The ZWO Seestar 50s is the ideal low-budget entry companion to personal astrophotography. Released in 2023, the ZWO Seestar 50s is ZWO’s first smart telescope, You basically set it up and tell it what you want to look at. It’s smart! Actually, its been getting smarter and smarter, easier and easier to use as the firmware evolves.

The Seestar 50s is truly built with beginners in mind. Its intuitive controls and mobile app make it easy to operate. The automatic GOTO and tracking capabilities simplify locating celestial objects (always a bugaboo in the past) and make the stargazing experience hassle-free.

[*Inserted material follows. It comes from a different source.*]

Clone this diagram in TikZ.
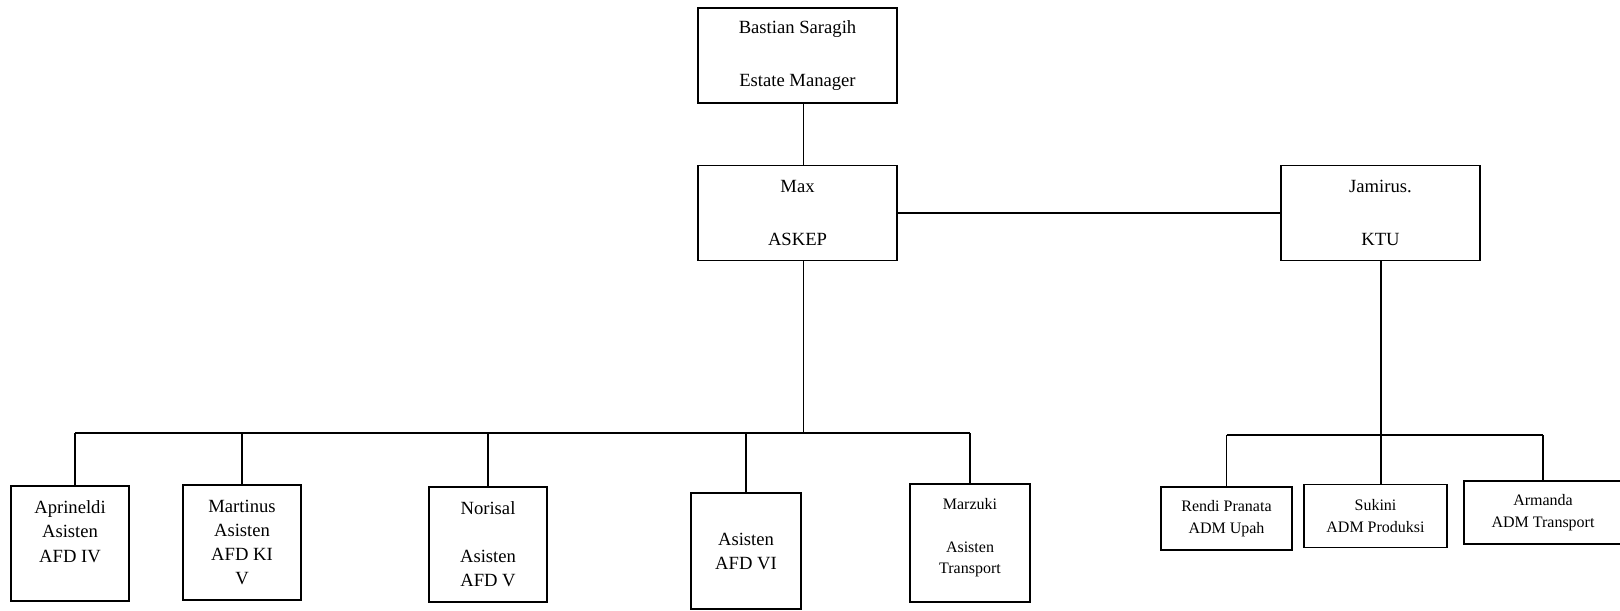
\documentclass[tikz,border=0pt]{standalone}
\usepackage{fontspec}
\setmainfont{Liberation Serif}
\usepackage{tikz}
\usetikzlibrary{calc,positioning}

\begin{document}
\begin{tikzpicture}[
  box/.style={draw, line width=1.1pt, align=center, inner sep=0pt},
  big/.style={box, minimum width=3.98cm, minimum height=1.90cm,
              font=\fontsize{10.6pt}{15.1pt}\selectfont},
  afd/.style={box, minimum height=2.30cm,
              font=\fontsize{10.6pt}{13.7pt}\selectfont},
  adm/.style={box, minimum height=1.26cm,
              font=\fontsize{9.1pt}{12.5pt}\selectfont},
  link/.style={line width=1.0pt}]
  \useasboundingbox (0,0) rectangle (32.4,-12.2);
  % top level
  \node[big] (mgr)   at (15.95,-1.11) {Bastian Saragih\\~\\Estate Manager};
  \node[big] (askep) at (15.95,-4.26) {Max\\~\\ASKEP};
  \node[big] (ktu)   at (27.61,-4.26) {Jamirus.\\~\\KTU};
  % asisten
  \node[afd, minimum width=2.36cm] (afdiv)  at (1.40,-10.87) {Aprineldi\\Asisten\\AFD IV\\~};
  \node[afd, minimum width=2.36cm] (afdkiv) at (4.84,-10.85) {Martinus\\Asisten\\AFD KI\\V};
  \node[afd, minimum width=2.36cm] (afdv)   at (9.76,-10.89) {Norisal\\~\\Asisten\\AFD V};
  \node[afd, minimum width=2.20cm, minimum height=2.32cm] (afdvi) at (14.92,-11.02) {Asisten\\AFD VI};
  \node[afd, minimum width=2.40cm, minimum height=2.36cm,
        font=\fontsize{9.1pt}{12pt}\selectfont] (trans) at (19.40,-10.86) {Marzuki\\~\\Asisten\\Transport\\[-0.14cm]~};
  % adm
  \node[adm, minimum width=2.62cm] (upah)     at (24.53,-10.37) {Rendi Pranata\\ADM Upah};
  \node[adm, minimum width=2.86cm] (prod)     at (27.51,-10.32) {Sukini\\ADM Produksi};
  \node[adm, minimum width=3.16cm] (admtrans) at (30.86,-10.25) {Armanda\\ADM Transport};
  % junctions
  \coordinate (bus)  at (16.07,-8.66);
  \coordinate (rbus) at (27.62,-8.70);
  \draw[link] (mgr.south -| bus) -- (askep.north -| bus);
  \draw[link] (askep.east) -- (ktu.west);
  \draw[link] (askep.south -| bus) -- (bus);
  \draw[link] ($(afdiv.north |- bus)+(0.1,0)$) -- (trans.north |- bus);
  \draw[link] ($(afdiv.north)+(0.1,0)$) -- ($(afdiv.north |- bus)+(0.1,0)$);
  \draw[link] (afdkiv.north) -- (afdkiv.north |- bus);
  \draw[link] (afdv.north) -- (afdv.north |- bus);
  \draw[link] (afdvi.north) -- (afdvi.north |- bus);
  \draw[link] (trans.north) -- (trans.north |- bus);
  \draw[link] (ktu.south -| rbus) -- (prod.north -| rbus);
  \draw[link] (upah.north |- rbus) -- (admtrans.north |- rbus);
  \draw[link] (upah.north) -- (upah.north |- rbus);
  \draw[link] (admtrans.north) -- (admtrans.north |- rbus);
\end{tikzpicture}
\end{document}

The amazing technical specs are:

• Aperture: 50mm
• Focal Length: 250mm (f/5 ratio)
• Sensor: Sony IMX462 (2 megapixels)
• Battery: 6000mAh, Lithium
• Image Formats: JPG, FITS, MP4, AVI RAW
• Dimensions: 10.2 x 5.6 x 5.2 inches
• Weight: 5.5 pounds

There are, of course, both pros and cons, particularly the fact that it is less than ideal for planets, and at this point I think I have largely grown beyond it. BUT it is the ideal travel scope and leaves room in my backpack for, well, clothes and candy bars.

The Observacar you ask? This is key to the experience. I set my smart telescope up and then control it with my iPad from my car. I’m warm and toasty in winter, cool and bug free in summer. And yes, I always try to pop my head out and marvel at the night sky regularly, to marvel like men and women over all the ages at the glories of the distant light.